The review framework shapes the campaign output
If your review process forces creators into a checkbox mentality—hit these requirements, avoid these violations—you'll get compliant content that feels stiff. If your review framework handles compliance automatically and lets human reviewers focus on creative strength and authenticity, creators can stay in the voice that made them valuable in the first place. The framework you choose determines whether you're protecting the brand or limiting the creator.
Compliance Review Isn’t Content Strategy
One important note: automating compliance review doesn’t automate strategic decisions. The system can’t decide whether a creator should mention a competitor. It can’t decide whether a slightly softer product claim is strategically better than a stronger one. It can’t balance legal safety against creative impact. Those are human decisions.
What automation does is separate the rule-checking layer from the judgment layer. The rules run first, automatically, in seconds. Then humans focus on judgment. That’s a fundamentally different operating model than forcing one person to do both at once.
Read more about content review frameworks that protect authenticity and why the brief quality determines review friction.
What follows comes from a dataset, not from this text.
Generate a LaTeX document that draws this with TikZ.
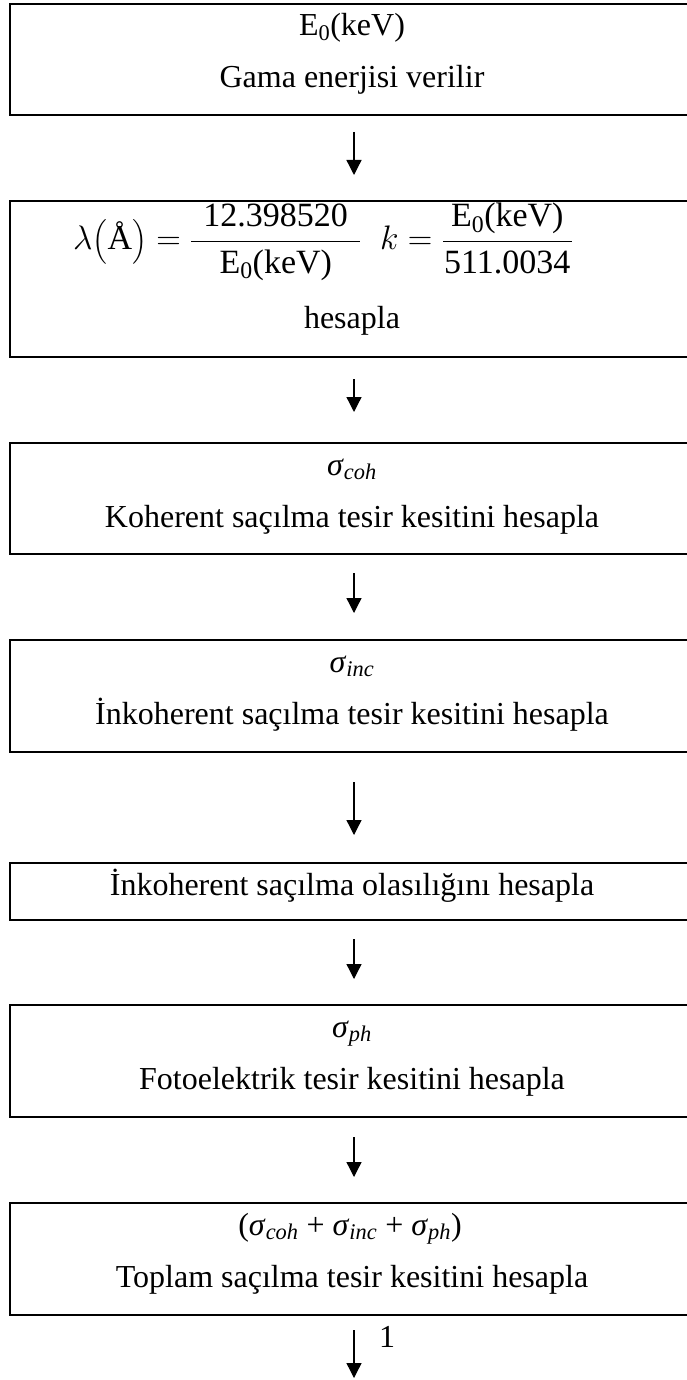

Or explore how agentic platforms are reshaping creator marketing operations.
- Automated compliance review is not the same as automated creative review — the first checks rules, the second requires judgment.
- Running compliance screening before human review means brand teams evaluate quality, not checkboxes — which is what they are actually qualified to do.
- FTC disclosure, logo usage, and brand guideline compliance are rules-based checks AI handles reliably; whether content feels on-brand is a human call.
- The brands seeing the fastest content turnaround times have separated compliance from creative review — and automated the first.